№3, 2002/Публикации. Воспоминания. Сообщения

«Все, что я значил и зачем я жил…»

Я считаю, что одним из самых больших страдальцев и мучеников пережитой нами эпохи, среди всех, кто прошел, казалось бы, тем же самым путем, был Ярослав Смеляков. Конечно, он не был расстрелян, как были расстреляны его друзья, а возможно и «подельники», такие, как Борис Корнилов или Павел Васильев, как другие, менее известные поэты его времени, но сколько он перенес, перестрадал, ибо добрую половину своей жизни провел в лагерях, тюрьмах и ссылках. «Я как под толщей воды, мои слова не слышны, не доходят», – сказал он в своем последнем слове на суде, когда оно, последнее слово, было ему предоставлено.

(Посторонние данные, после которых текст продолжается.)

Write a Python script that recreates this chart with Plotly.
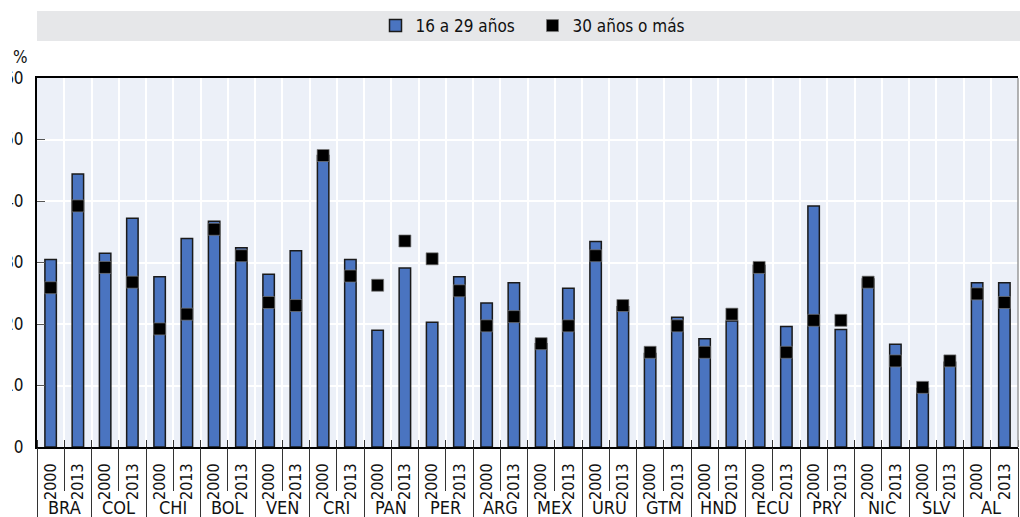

Меня немало удивила в свое время одна поэтесса, вроде бы не бесталанная и даже, как мне говорили, верующая, которая с какой-то труднообъяснимой жестокостью и злостью сказала однажды, что в те годы, когда она начинала, писала, должно быть, свои первые стихи, в бюро секции поэтов сидел, как она выразилась, «непотопляемый» Смеляков. Это – о человеке, который незадолго до того вышел из лагеря строгого режима, из своего последнего заключения. Как грешно это и как необдуманно сказано. Вот уж поистине креста на человеке нет! Не знаю уж, чем мог Смеляков обидеть эту способную и уж никак не обойденную с самых первых ее шагов литературным вниманием даму, в отличие от другого, писавшего тогда, да и сейчас, наверно, пишущего совсем уж жалкие стихи. Он, когда я при нем сказал об этих поразивших меня, напечатанных незадолго до того в одной из литературных газет словах нашей поэтессы, вдруг заявил неожиданно, что Смеляков и в первый, и во второй, и в третий раз сидел по делу. Ну уж ему-то Смеляков наверняка сказал что-нибудь не очень приятное о его писаниях, потому что кривить душой он не умел. Не такой это был человек! Человек, что и говорить, был не сахар, прямой, резкий, неудобный для людей, решивших заниматься таким несвойственным для многих из нас делом, как стихотворство.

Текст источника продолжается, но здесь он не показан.